Carnahan, trailing in the polls for much of the race, aggressively criticized Blunt's record in Congress and questioned his ethics. She accused Blunt of being "one of the most corrupt members of Congress," accusing him, specifically, of being too close to lobbyists. She asserted that his voting record favored the interests of big businesses over the public good and that he was a creature of Washington.

But her attacks failed to save the secretary of state from being swept up in a national, anti-Democratic wave.

Blunt, aware of the liabilities posed by his 16-year tenure in Washington in an anti-incumbent year, worked to portray Carnahan as a potential tool and ideological ally of the unpopular President Obama and national Democrats.
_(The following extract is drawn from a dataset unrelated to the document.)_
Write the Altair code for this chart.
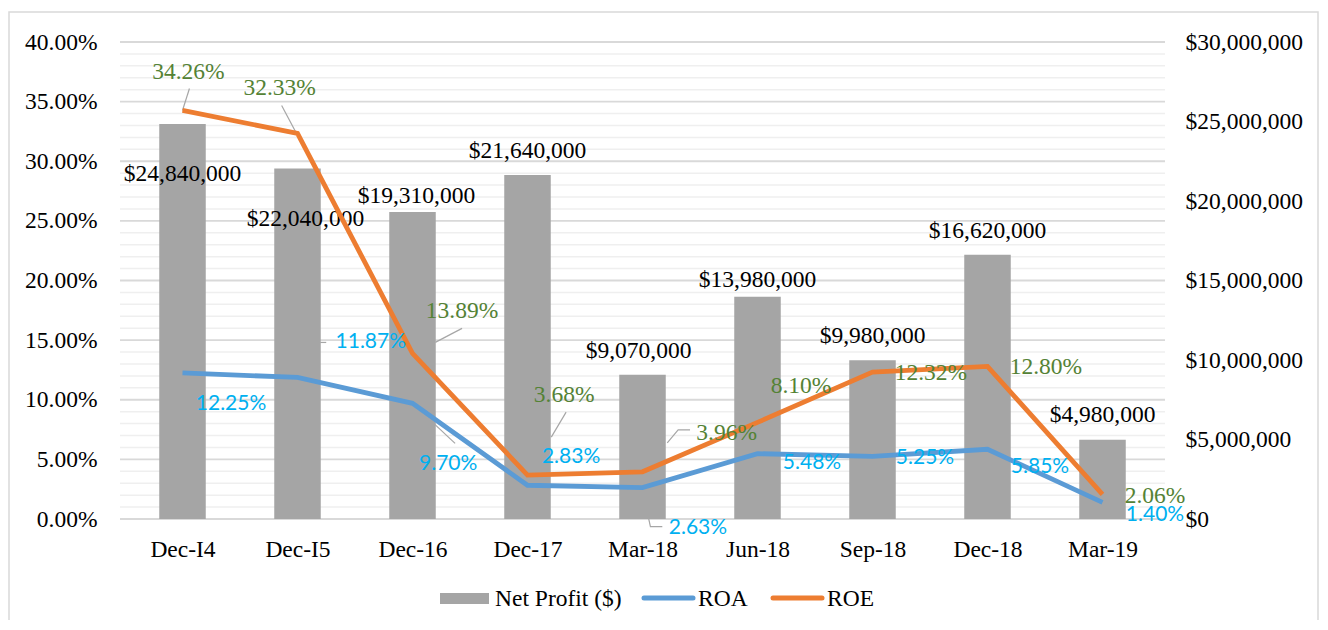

In defeating Carnahan, Blunt has felled a scion of Missouri's pre-eminent modern political dynasty. The secretary of state's brother, father and mother have all held elected office.

Blunt, on the other hand, made his own way in Missouri politics. He was first elected to the county clerkship of Greene County in 1972 and held that position until 1984, when he was elected secretary of state. After losing the 1992 Republican primary for governor, he took a sabbatical from politics, serving as president of Southwest Baptist University until winning election to Congress in 1996.

When Senator Kit Bond announced in January of last year that he would not seek re-election, Blunt threw his hat into the ring.

Blunt's victory was just one bright spot in a night with plenty of them. Alluding to the good night Republicans were having across the country, David Cole, Chairman of the Missouri Republican Party, cast Blunt's victory as a rebuke with national implications, saying voters had come out "to send Barack Obama a message that enough is enough."